**WHAT TO PRODUCE**
Exactly retype the lines from the top of the data through the line containing "(a5) at (95.5,465.5)", leaving out every picture.

::: DATA BLOCK

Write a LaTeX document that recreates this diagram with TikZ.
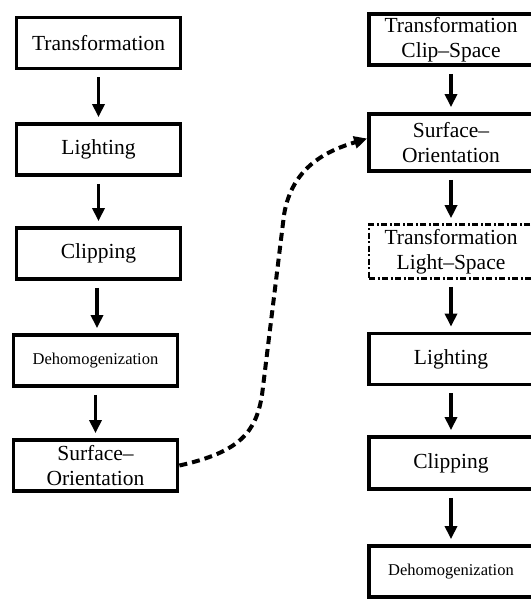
\documentclass[tikz,border=0pt]{standalone}
\usepackage{fontspec}
\setmainfont{Liberation Serif}
\usetikzlibrary{arrows.meta}
\begin{document}
\begin{tikzpicture}[x=1pt,y=-1pt,
  stage/.style={draw, line width=3.8pt, minimum width=164pt, minimum height=51pt,
    inner sep=0pt, align=center, font=\fontsize{21.5}{25}\selectfont},
  small/.style={font=\fontsize{16.5}{20}\selectfont},
  optional/.style={stage, line width=2.6pt, dash pattern=on 6pt off 2.5pt on 2pt off 2.5pt},
  flow/.style={line width=3.5pt, shorten <=7pt, shorten >=5pt,
    -{Triangle[length=13pt,width=12pt]}},
  jump/.style={line width=4pt, dash pattern=on 8pt off 5pt,
    -{Triangle[length=13pt,width=12pt]}}]
\useasboundingbox (0,0) rectangle (530,599);
\fill[white] (0,0) rectangle (530,599);

% fixed-function pipeline
\node[stage] (a1) at (98.5,43) {Transformation};
\node[stage] (a2) at (98.5,149.5) {Lighting};
\node[stage] (a3) at (98.5,253.5) {Clipping};
\node[stage,small] (a4) at (95.5,360.5) {Dehomogenization};
\node[stage] (a5) at (95.5,465.5) {Surface--\\Orientation};

% reordered pipeline
\node[stage] (b1) at (451,39.5) {Transformation\\Clip--Space};
\node[stage, minimum height=57pt] (b2) at (451,142.5) {Surface--\\Orientation};
\node[optional, minimum height=54pt] (b3) at (451,251.5) {Transformation\\Light--Space};
\node[stage] (b4) at (451,359) {Lighting};
\node[stage, minimum height=52pt] (b5) at (451,463) {Clipping};
\node[stage,small] (b6) at (451,571.5) {Dehomogenization};

\draw[flow] (a1) -- (a2);
\draw[flow] (a2) -- (a3);
\draw[flow] ([xshift=-1.5pt]a3.south) -- ([xshift=-1.5pt]a3.south |- a4.north);
\draw[flow] (a4) -- (a5);

\draw[flow] (b1) -- (b2);
\draw[flow] (b2) -- (b3);
\draw[flow] (b3) -- (b4);
\draw[flow] (b4) -- (b5);
\draw[flow] (b5) -- (b6);

% surface orientation moved ahead of lighting
\draw[jump] (a5.east) .. controls (240,452) and (256,432) .. (262,395)
  -- (284,215) .. controls (292,165) and (330,150) .. ([yshift=4pt]b2.west);
\end{tikzpicture}
\end{document}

::::::

**RESULT OF THE TASK**
Write a LaTeX document that recreates this diagram with TikZ.
\documentclass[tikz,border=0pt]{standalone}
\usepackage{fontspec}
\setmainfont{Liberation Serif}
\usetikzlibrary{arrows.meta}
\begin{document}
\begin{tikzpicture}[x=1pt,y=-1pt,
  stage/.style={draw, line width=3.8pt, minimum width=164pt, minimum height=51pt,
    inner sep=0pt, align=center, font=\fontsize{21.5}{25}\selectfont},
  small/.style={font=\fontsize{16.5}{20}\selectfont},
  optional/.style={stage, line width=2.6pt, dash pattern=on 6pt off 2.5pt on 2pt off 2.5pt},
  flow/.style={line width=3.5pt, shorten <=7pt, shorten >=5pt,
    -{Triangle[length=13pt,width=12pt]}},
  jump/.style={line width=4pt, dash pattern=on 8pt off 5pt,
    -{Triangle[length=13pt,width=12pt]}}]
\useasboundingbox (0,0) rectangle (530,599);
\fill[white] (0,0) rectangle (530,599);

% fixed-function pipeline
\node[stage] (a1) at (98.5,43) {Transformation};
\node[stage] (a2) at (98.5,149.5) {Lighting};
\node[stage] (a3) at (98.5,253.5) {Clipping};
\node[stage,small] (a4) at (95.5,360.5) {Dehomogenization};
\node[stage] (a5) at (95.5,465.5) {Surface--\\Orientation};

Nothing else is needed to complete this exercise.